» Given information

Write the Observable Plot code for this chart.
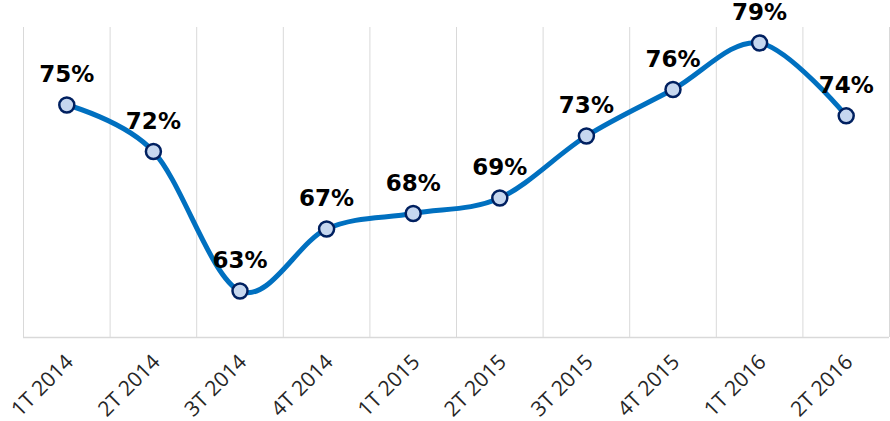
<!DOCTYPE html>
<html>
<head>
<meta charset="utf-8">
<script src="https://cdn.jsdelivr.net/npm/d3@7"></script>
<script src="https://cdn.jsdelivr.net/npm/@observablehq/plot@0.6"></script>
<style>
  html, body { margin: 0; padding: 0; background: #fff; }
</style>
</head>
<body>
<div id="chart"></div>
<script>
const categories = ["1T 2014", "2T 2014", "3T 2014", "4T 2014", "1T 2015", "2T 2015", "3T 2015", "4T 2015", "1T 2016", "2T 2016"];
const values = [75, 72, 63, 67, 68, 69, 73, 76, 79, 74.3];
const labels = ["75%", "72%", "63%", "67%", "68%", "69%", "73%", "76%", "79%", "74%"];

const data = categories.map((c, i) => ({i, cat: c, value: values[i], label: labels[i]}));
const idx = categories.map((_, i) => i);
const bounds = d3.range(categories.length + 1).map(i => i - 0.5);

const chart = Plot.plot({
  width: 890,
  height: 421,
  marginLeft: 23,
  marginRight: 1,
  marginTop: 27,
  marginBottom: 84,
  x: {domain: [-0.5, categories.length - 0.5]},
  y: {domain: [60, 80], axis: null},
  style: {background: "#fff", overflow: "visible"},
  marks: [
    Plot.ruleX(bounds, {x: d => d, y1: 60, y2: 80, stroke: "#d9d9d9", strokeWidth: 1}),
    Plot.ruleY([60], {stroke: "#d9d9d9", strokeWidth: 1.5}),
    Plot.axisX({
      ticks: idx,
      tickFormat: i => categories[i],
      tickRotate: -45,
      tickSize: 0,
      tickPadding: 21,
      dx: 3,
      fontSize: 21,
      fontFamily: "Open Sans",
      fill: "#262626",
      label: null
    }),
    Plot.line(data, {x: "i", y: "value", curve: "cardinal", stroke: "#0070c0", strokeWidth: 5}),
    Plot.dot(data, {x: "i", y: "value", r: 7.5, fill: "#c6d7ef", stroke: "#002060", strokeWidth: 2.5}),
    Plot.text(data, {x: "i", y: "value", text: "label", dy: -30, fontSize: 23, fontWeight: "bold", fontFamily: "DejaVu Sans", fill: "#000"})
  ]
});
document.getElementById("chart").appendChild(chart);
</script>
</body>
</html>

» Task to carry out
Leave out the pictures and retype every line above exactly.

» Exercise output
Write the Observable Plot code for this chart.
<!DOCTYPE html>
<html>
<head>
<meta charset="utf-8">
<script src="https://cdn.jsdelivr.net/npm/d3@7"></script>
<script src="https://cdn.jsdelivr.net/npm/@observablehq/plot@0.6"></script>
<style>
  html, body { margin: 0; padding: 0; background: #fff; }
</style>
</head>
<body>
<div id="chart"></div>
<script>
const categories = ["1T 2014", "2T 2014", "3T 2014", "4T 2014", "1T 2015", "2T 2015", "3T 2015", "4T 2015", "1T 2016", "2T 2016"];
const values = [75, 72, 63, 67, 68, 69, 73, 76, 79, 74.3];
const labels = ["75%", "72%", "63%", "67%", "68%", "69%", "73%", "76%", "79%", "74%"];

const data = categories.map((c, i) => ({i, cat: c, value: values[i], label: labels[i]}));
const idx = categories.map((_, i) => i);
const bounds = d3.range(categories.length + 1).map(i => i - 0.5);

const chart = Plot.plot({
  width: 890,
  height: 421,
  marginLeft: 23,
  marginRight: 1,
  marginTop: 27,
  marginBottom: 84,
  x: {domain: [-0.5, categories.length - 0.5]},
  y: {domain: [60, 80], axis: null},
  style: {background: "#fff", overflow: "visible"},
  marks: [
    Plot.ruleX(bounds, {x: d => d, y1: 60, y2: 80, stroke: "#d9d9d9", strokeWidth: 1}),
    Plot.ruleY([60], {stroke: "#d9d9d9", strokeWidth: 1.5}),
    Plot.axisX({
      ticks: idx,
      tickFormat: i => categories[i],
      tickRotate: -45,
      tickSize: 0,
      tickPadding: 21,
      dx: 3,
      fontSize: 21,
      fontFamily: "Open Sans",
      fill: "#262626",
      label: null
    }),
    Plot.line(data, {x: "i", y: "value", curve: "cardinal", stroke: "#0070c0", strokeWidth: 5}),
    Plot.dot(data, {x: "i", y: "value", r: 7.5, fill: "#c6d7ef", stroke: "#002060", strokeWidth: 2.5}),
    Plot.text(data, {x: "i", y: "value", text: "label", dy: -30, fontSize: 23, fontWeight: "bold", fontFamily: "DejaVu Sans", fill: "#000"})
  ]
});
document.getElementById("chart").appendChild(chart);
</script>
</body>
</html>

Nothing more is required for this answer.